Music
Taking the Spice Girls Reunion With a Large Grain of Salt
Saturday, February 23, 2008
It didn't take long for the newly reunited Spice Girls to get themselves back on a pedestal. All they had to do was ask their set designer for a boost.
The Girls made a big, self-exalting entrance at their Verizon Center concert Thursday night, rising from beneath the floor on elevator platforms, which lifted them several feet above the stage. With Emma Bunton, Melanie Brown, Melanie Chisholm, Geri Halliwell and Victoria Beckham (that's Baby, Scary, Sporty, Ginger and Posh to you) preening in their spangly Roberto Cavalli outfits and basking from on high in the approbation of the sold-out crowd, it was as though it were 1997 again in Spiceworld and the Spice Girls were still a global cultural phenomenon rather than a reunion-tour curiosity.
Spiceworld: nice place to visit, wouldn't necessarily want to live there.
For one thing, it's not a planet that embraces high art. "If you wanna be my lover, you gotta get with my friends/Make it last forever, friendship never ends," went the night's key chorus, from the group's breakthrough 1996 hit, "Wannabe," which was saved for the dizzying encore.
But they do know from entertainment in Spiceworld. Ooooh, girl, do they ever.
As pure pop spectacle, the Verizon Center show was exceptional, a wild sugar rush of staging, showmanship, glitter and wardrobe changes.
The Spice Girls aren't the most gifted vocalists. (They're not even the Pussycat Dolls.) But they performed with panache, oozing attitude and their curious brand of charm all over their eye-popping multi-level stage, which had plenty of moving parts -- including candy-cane stripper poles that were used during the treacly "2 Become 1."
Repeat: nice place to visit, etc.
For 100 minutes, the Girls powered through their old catalogue, covering all of their hits (the frothy "Stop," the jazzed-up "Too Much") and some of their misses (including the Isla Bonita import "Viva Forever" and the hyper-sexualized hip-hop of 2000's "Holler," which should have been a hit).

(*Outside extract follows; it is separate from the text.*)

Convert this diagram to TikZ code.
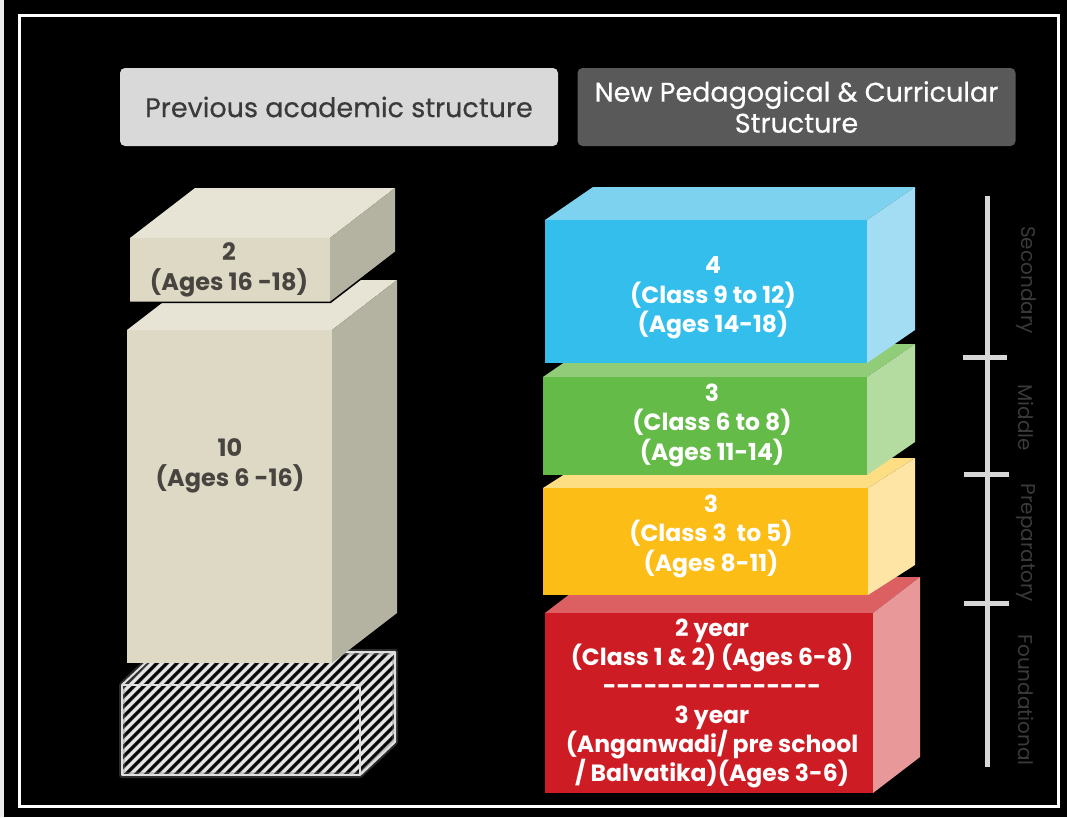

Singing into bejeweled microphones, the Girls added a new love song to the set, too: Reunion single "Headlines (Friendship Never Ends)," which didn't exactly make headlines in the United States, peaking at No. 90 on the Billboard Hot 100.
"When you're feeling sad and low/We will take you where you gotta go," the five 30-something Girls "sang" on their elevated platforms as the band ripped into the Latin groove of show opener "Spice Up Your Life."
"Smiling, dancing, everything is free/All you need is positivity."